This month starts the celebration of San Diego Magazine’s 75th birthday. Few media companies live this long. Survival requires rapid evolution, philosophical shifts, toil, tequila, luck, and art. SDM is now owned by local creatives, filled with new blood, new ideas on culture and our place in it. To honor the remarkable milestone and three-quarters of a century of people who built this storytelling house, we’re picking covers from the last seven decades.
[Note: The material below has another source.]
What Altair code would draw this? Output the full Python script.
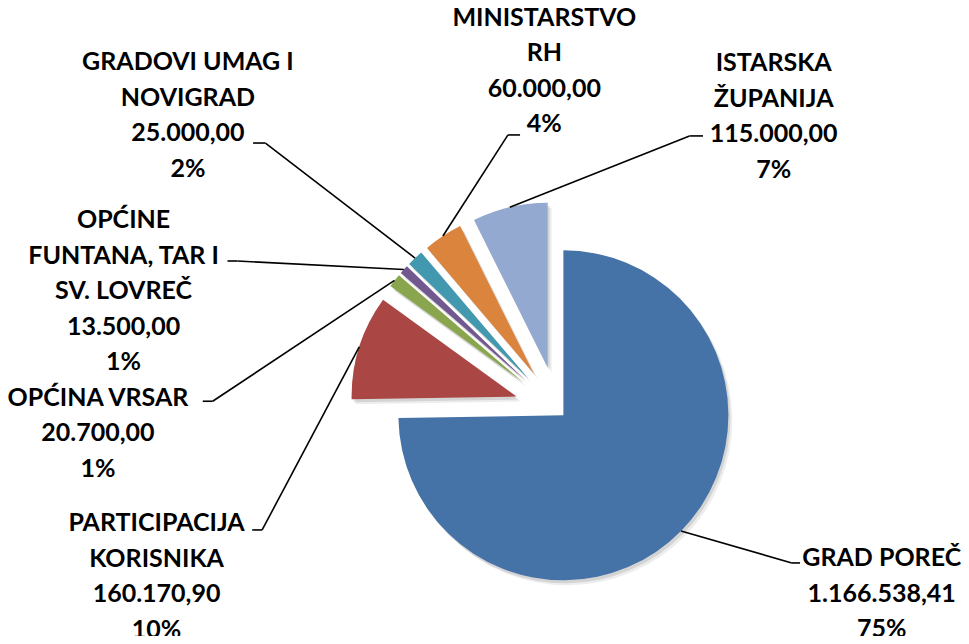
import altair as alt
import pandas as pd

# ---- data ----
categories = [
    "GRAD POREČ",
    "PARTICIPACIJA\nKORISNIKA",
    "OPĆINA VRSAR",
    "OPĆINE\nFUNTANA, TAR I\nSV. LOVREČ",
    "GRADOVI UMAG I\nNOVIGRAD",
    "MINISTARSTVO\nRH",
    "ISTARSKA\nŽUPANIJA",
]
values = [1166538.41, 160170.90, 20700.00, 13500.00, 25000.00, 60000.00, 115000.00]

# ---- styles / layout (in pie-radius units, relative to pie centre) ----
colors = ["#4572A7", "#AA4643", "#89A54E", "#71588F", "#4198AF", "#DB843D", "#93A9CF"]
explode = [0.05, 0.26, 0.26, 0.26, 0.26, 0.26, 0.26]
label_x = [1.965, -2.43, -2.785, -2.63, -2.24, -0.08, 1.31]
label_y = [-0.90, -0.688, 0.07, 1.148, 2.106, 2.373, 2.10]   # first text line
elbow_x = [1.42, -1.79, -2.09, -1.94, -1.77, -0.30, 0.80]
elbow_y = [-0.93, -0.73, 0.05, 0.90, 1.615, 1.664, 1.658]
end_x = [1.47, -1.85, -2.15, -2.00, -1.845, -0.227, 0.882]

W, H = 953, 628
R = 165.0
PCX, PCY = 549.5, 401.5  # pie centre within the plot area

def hr(v):
    s = f"{v:,.2f}"
    return s.replace(",", "X").replace(".", ",").replace("X", ".")

df = pd.DataFrame({
    "order": list(range(len(categories))),
    "cat": categories,
    "value": values,
    "amount": [hr(v) for v in values],
    "explode": explode,
    "lx": label_x, "ly": label_y,
    "ex": elbow_x, "ey": elbow_y, "hx": end_x,
})

xs = alt.Scale(domain=[-PCX / R, (W - PCX) / R])
ys = alt.Scale(domain=[-(H - PCY) / R, PCY / R])

base = (
    alt.Chart(df)
    .transform_joinaggregate(total="sum(value)")
    .transform_window(cum="sum(value)", sort=[{"field": "order"}], frame=[None, 0])
    .transform_calculate(
        t0="(datum.cum - datum.value) / datum.total * 2 * PI",
        t1="datum.cum / datum.total * 2 * PI",
    )
    .transform_calculate(mid="(datum.t0 + datum.t1) / 2")
    .transform_calculate(
        cx="datum.explode * sin(datum.mid)",
        cy="datum.explode * cos(datum.mid)",
    )
    .transform_calculate(
        sx="datum.cx + sin(datum.mid)",
        sy="datum.cy + cos(datum.mid)",
        label="datum.cat + '\\n' + datum.amount + '\\n' + round(datum.value / datum.total * 100) + '%'",
    )
)

X = alt.X("cx:Q", scale=xs, axis=None)
Y = alt.Y("cy:Q", scale=ys, axis=None)
TH = alt.Theta("t0:Q", scale=None)
TH2 = alt.Theta2("t1:Q")

shadow1 = base.mark_arc(radius=R, color="#000000", opacity=0.10, xOffset=2, yOffset=3).encode(
    x=X, y=Y, theta=TH, theta2=TH2)
shadow2 = base.mark_arc(radius=R, color="#000000", opacity=0.07, xOffset=4, yOffset=5).encode(
    x=X, y=Y, theta=TH, theta2=TH2)

slices = base.mark_arc(radius=R, strokeWidth=0).encode(
    x=X, y=Y, theta=TH, theta2=TH2,
    color=alt.Color("cat:N", scale=alt.Scale(domain=categories, range=colors), legend=None),
)

lead1 = base.mark_rule(color="black", strokeWidth=1.6).encode(
    x=alt.X("sx:Q", scale=xs, axis=None), y=alt.Y("sy:Q", scale=ys, axis=None),
    x2="ex:Q", y2="ey:Q",
)
lead2 = base.mark_rule(color="black", strokeWidth=1.6).encode(
    x=alt.X("ex:Q", scale=xs, axis=None), y=alt.Y("ey:Q", scale=ys, axis=None),
    x2="hx:Q", y2="ey:Q",
)

labels = base.mark_text(
    font="Lato", fontWeight="bold", fontSize=25, lineHeight=35.5,
    align="center", baseline="middle", lineBreak="\n", color="black",
).encode(
    x=alt.X("lx:Q", scale=xs, axis=None), y=alt.Y("ly:Q", scale=ys, axis=None),
    text="label:N",
)

chart = (
    alt.layer(shadow2, shadow1, slices, lead1, lead2, labels)
    .properties(width=W, height=H, padding=0, autosize="none", background="white")
    .configure_view(stroke=None)
)

chart.save("out.html", embed_options={"renderer": "svg", "actions": False})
We’re asking local artists to recreate them, using icons and voices and ideas of San Diego’s now. On top, the cover of San Diego Mag’s debut issue in October, 1948. It’s a line drawing of the Majestic Hotel, an epicenter of social life in the city at the time.
Illustration by KFish
Above, we asked Encinitas-based artist Kelcey Fisher: where does San Diego gather now? In Little Italy? Or is it, grimly, a smartphone? No, it is absolutely Petco Park. After two years of pandemic isolation, three million San Diegans desperately needed to stand next to thousands of each other and cheer for some common thing.
When they first reopened the gates, there was crying in baseball. Doesn’t hurt that the Padres are on a historical, exciting run. After a global trauma, it’s not hyperbole to say this was the site where public displays of humanity, joy, hope, and fun came back to a city.